This thread covers some of the nuances about CTC Loss and its unique way of capturing repeated characters and blanks in a sequence: CTC: What is the difference between space and blank? but its practical implementation is unclear.
Lets say that I am trying predict these two sequences that correspond to two pictures.
seq_list = ['pizza', 'a pizza']
and I map their characters to integers for the model with something like:
mapping = {'p': 0,
'i': 1,
'z': 2,
'a': 3,
'blank': 4}
What do the individual labels look like?
pizza_label = [0, 1, 2, 4, 3] # pizza
a_pizza_label = [3, 0, 1, 2, 4, 3] # a pizza
Then, what about combining them so the shape of the labels are the same for the model? Do we use blank for padding?

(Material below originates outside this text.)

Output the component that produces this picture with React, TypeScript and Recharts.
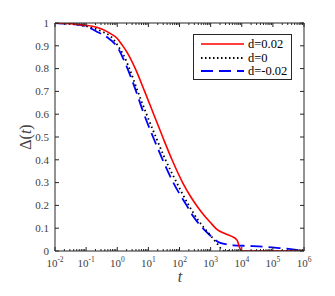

pizza_label = [0, 1, 2, 4, 3, 4] # pizza
a_pizza_label = [3, 0, 1, 2, 4, 3] # a pizza
CodePudding user response:
Padding: you have to pad the smaller image so it has the same width as the larger image. Only this way you can put it into one batch. Simply use black background.
Labels: you do not have to take care of the CTC blank yourself. It is enough to translate the char sequence to a sequence of labels (integers), e.g. [mapping[c] for c in 'pizza']
in . The CTC loss function takes care of handling the CTC blank.